I put a plow on a Bronco II and I replaced the springs with "Cargo Coils" brand of springs. They are heaver for added weight.
But an old time plow installer told me at the time to just put the air bags in the springs and they work great.
DO NOT DO what my evil brother "JuryRig1" would do, like blocks, spacers etc. You are just asking for trouble, one breaks or slips and you could go out of control or worse.


----------



## pm3808 (Nov 7, 2004)

*f 150 coils*

hi i put timberiens on my 92 f150 they seem to help also put 400 lbs of tube sand in back timberiens took about half hour to put on cost about 100 buck


----------



## Tarkus (Nov 19, 2004)

MickiRig1 said:


> I put a plow on a Bronco II and I replaced the springs with "Cargo Coils" brand of springs. They are heaver for added weight.
> But an old time plow installer told me at the time to just put the air bags in the springs and they work great.
> DO NOT DO what my evil brother "JuryRig1" would do, like blocks, spacers etc. You are just asking for trouble, one breaks or slips and you could go out of control or worse.


Airbags are pretty reliable and do not take a lot of pressure to work.
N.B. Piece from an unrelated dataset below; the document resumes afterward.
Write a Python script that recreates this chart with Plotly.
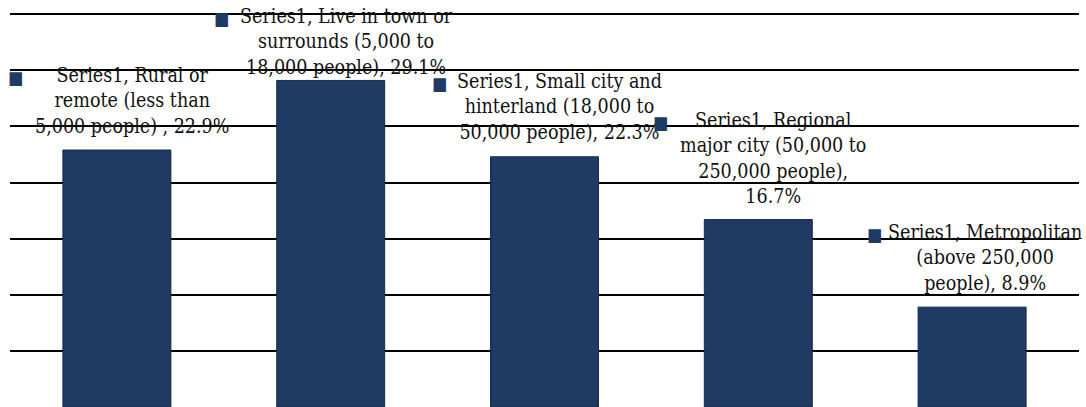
import textwrap
import plotly.graph_objects as go

# ---- data ----
categories = [
    "Rural or remote (less than 5,000 people) ",
    "Live in town or surrounds (5,000 to 18,000 people)",
    "Small city and hinterland (18,000 to 50,000 people)",
    "Regional major city (50,000 to 250,000 people)",
    "Metropolitan (above 250,000 people)",
]
values = [22.9, 29.1, 22.3, 16.7, 8.9]
series_name = "Series1"
y_ticks = [0, 5, 10, 15, 20, 25, 30, 35]

# ---- style ----
bar_color = "#1F3A63"
font_family = "DejaVu Serif Condensed, DejaVu Serif, serif"
font_size = 19.5
wrap_widths = [21, 24, 23, 21, 21]
label_xshift = [15, 16, 15, 15, 13]
label_yshift = [10, -1, 11, 10, 10]
key_offset = [-101, -109, -105, -98, -98]

fig = go.Figure()
fig.add_trace(go.Bar(
    x=list(range(len(categories))),
    y=values,
    marker=dict(color=bar_color, line=dict(color="#152a4b", width=1)),
    hoverinfo="skip",
))

for i, (cat, val) in enumerate(zip(categories, values)):
    full = f"{series_name}, {cat}, {val:.1f}%"
    lines = textwrap.wrap(full, width=wrap_widths[i], break_on_hyphens=False,
                          drop_whitespace=True)
    fig.add_annotation(
        x=i, y=val, xref="x", yref="y",
        text="<br>".join(lines),
        showarrow=False, xanchor="center", yanchor="bottom",
        xshift=label_xshift[i], yshift=label_yshift[i],
        align="center",
        font=dict(family=font_family, size=font_size, color="#111111"),
    )
    key_text = (f"<span style='color:{bar_color};font-size:18px'>■</span>"
                + "<br>\u00a0" * (len(lines) - 1))
    fig.add_annotation(
        x=i, y=val, xref="x", yref="y",
        text=key_text,
        showarrow=False, xanchor="center", yanchor="bottom",
        xshift=key_offset[i], yshift=label_yshift[i] - 2,
        align="center",
        font=dict(family=font_family, size=font_size, color=bar_color),
    )

fig.update_layout(
    width=1086, height=407,
    margin=dict(l=10, r=7, t=12, b=0),
    paper_bgcolor="white", plot_bgcolor="white",
    bargap=0.495,
    showlegend=False,
    xaxis=dict(range=[-0.5, len(categories) - 0.5], showticklabels=False,
               showgrid=False, zeroline=False, showline=False, ticks=""),
    yaxis=dict(range=[y_ticks[0], y_ticks[-1] + 0.2], tickvals=y_ticks, showticklabels=False,
               showgrid=True, gridcolor="#000000", gridwidth=1.5,
               zeroline=False, showline=False, ticks=""),
)

fig.write_html("out.html", config={"displayModeBar": False},
               post_script="document.body.style.margin='0';document.body.style.overflow='hidden';")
Mosts semi's are held up with airbags and you do not see many blow outs there plus they are adjustable to the load if need be. They work weel with coild spring and can add more capacity other methods. Replacing the coils with stouter ones was a smart move too.


----------



## 85F150 (Mar 13, 2003)

i run air bags on mine and it only sags maybe and inch or two with 35lbs of air in the bags.
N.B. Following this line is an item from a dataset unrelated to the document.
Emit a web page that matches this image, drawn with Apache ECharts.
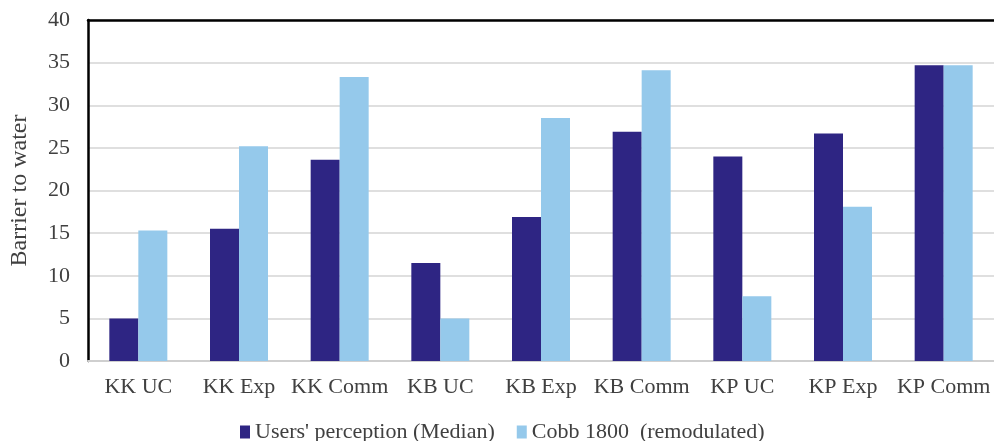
<!DOCTYPE html>
<html>
<head>
<meta charset="utf-8">
<script src="https://cdn.jsdelivr.net/npm/echarts@6/dist/echarts.min.js"></script>
<style>
  html, body { margin: 0; padding: 0; background: #fff; }
  #chart { width: 994px; height: 441px; }
</style>
</head>
<body>
<div id="chart"></div>
<script>
// Site / condition groups along the x axis
const categories = ['KK UC', 'KK Exp', 'KK Comm', 'KB UC', 'KB Exp', 'KB Comm', 'KP UC', 'KP Exp', 'KP Comm'];
// Barrier-to-water scores
const usersPerception = [5.0, 15.5, 23.6, 11.5, 16.9, 26.9, 24.0, 26.7, 34.7];
const cobbRemodulated = [15.3, 25.2, 33.3, 5.0, 28.5, 34.1, 7.6, 18.1, 34.7];
const seriesNames = ["Users' perception (Median)", 'Cobb 1800  (remodulated)'];
const yTicks = { min: 0, max: 40, interval: 5 };

const font = 'Liberation Serif';
const textColor = '#404040';
const fontSize = 22;

const chart = echarts.init(document.getElementById('chart'), null, { renderer: 'canvas' });
chart.setOption({
  animation: false,
  textStyle: { fontFamily: font },
  grid: { left: 85, right: -11, top: 20, bottom: 80, containLabel: false },
  legend: {
    left: 235,
    top: 416,
    itemWidth: 10,
    itemHeight: 13,
    itemGap: 22,
    icon: 'rect',
    textStyle: { fontFamily: font, fontSize: fontSize, color: textColor },
    data: seriesNames
  },
  xAxis: [{
    type: 'category',
    data: categories,
    axisLine: { lineStyle: { color: '#cfcfcf', width: 2 } },
    axisTick: { show: false },
    axisLabel: { fontFamily: font, fontSize: fontSize, color: textColor, margin: 15, interval: 0, hideOverlap: false }
  }, {
    type: 'category',
    position: 'top',
    data: categories,
    axisLine: { lineStyle: { color: '#000', width: 2.5 } },
    axisTick: { show: false },
    axisLabel: { show: false }
  }],
  yAxis: {
    type: 'value',
    min: yTicks.min,
    max: yTicks.max,
    interval: yTicks.interval,
    name: 'Barrier to water',
    nameLocation: 'middle',
    nameGap: 56,
    nameTextStyle: { fontFamily: font, fontSize: 24, color: textColor },
    axisLine: { show: true, lineStyle: { color: '#000', width: 2.5 } },
    axisTick: { show: false },
    axisLabel: { fontFamily: font, fontSize: fontSize, color: textColor, margin: 18 },
    splitLine: { lineStyle: { color: '#d4d4d4', width: 1.5 } }
  },
  series: [{
    name: seriesNames[0],
    type: 'bar',
    data: usersPerception,
    barWidth: 29,
    barGap: '0%',
    itemStyle: { color: '#2E2583' }
  }, {
    name: seriesNames[1],
    type: 'bar',
    data: cobbRemodulated,
    barWidth: 29,
    barGap: '0%',
    itemStyle: { color: '#95C9EB' }
  }]
});
</script>
</body>
</html>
since you have the ttb front axle, you could install 250 or 350 coil springs from a 2wd model but it will lift ya about 2-3 inches. Fine if you had the plow on all the time. The alignment will be outta wack since just the outside of the axle is being moved away from the truck and not the center too. sAme thing with the spacers. You can run either one but you should get the TTB drop brackets out of JCW which run $160 IIRC. The air bags around here were 60 bucks. 
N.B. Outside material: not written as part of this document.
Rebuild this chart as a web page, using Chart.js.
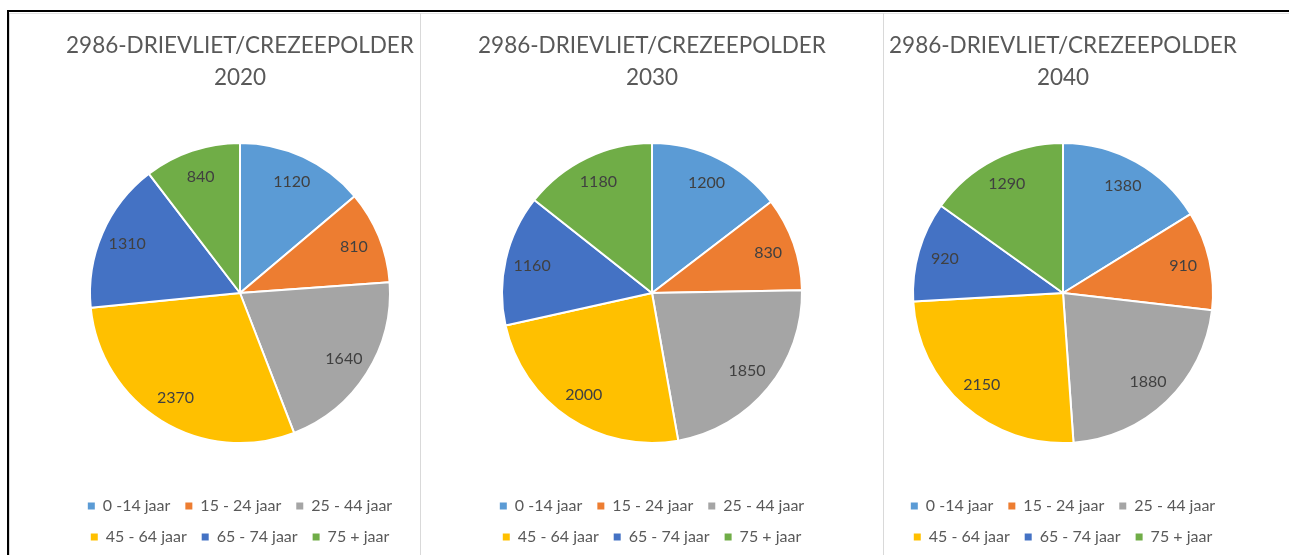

Mine only prob was the bolt that holds the coil bracket to keep the spring from launching out under hard articulation broke off. I just welded a nut onto it and was able to remove it


----------



## rofoth3 (Jan 17, 2002)

*85 F150 springs*

I've got a 83 F150 302 motor. Put springs for F150 with 351 Winsor ( heavier motor than 302) And put overload springs on all 4 shocks. Raised my truck 2 1/2 inches. Put plow on it sagged 1/2 inch. without plow it rides like a 3/4 ton.


----------



## 84deisel (Dec 2, 2003)

81-97 ford 2wd f250 and 2wd f350 both have coil springs and will work in any f150 or bronco 80-96.They fit right in ride nice dont cost much and they are a permanant fix instead of a temporary one such as air bags or timbrins.


----------



## 85F150 (Mar 13, 2003)

heavier springs are only a permenant solution IF you use drop down brackets for the axle, other wise the 2 inches of lift you will receive from heavier springs just causes the truck to ride on the out side of the front tires. I can cause the same prob by adding 60lbs of air to mybags and my truck will look the same as having the heavdy duty springs under it. 

Unless you have a winch and big ass aftermarket bumper you need the drop brackets or suffer lots of alignment issues. Just ask any ford owner with a ttb front axle that has added the 2" poly spacers and not drop brackets


----------



## spiviter (Oct 31, 2004)

Go with the air bags, I have them on my 91 f150. Just air them up with the plow on. I run them empty with the plow off the truck.. Or just buy a f250 like I did. You don't have to worry about the weight then. Also If you have the overdrive trans, make sure you have a big aftermarket trans cooler on it.!!!!


----------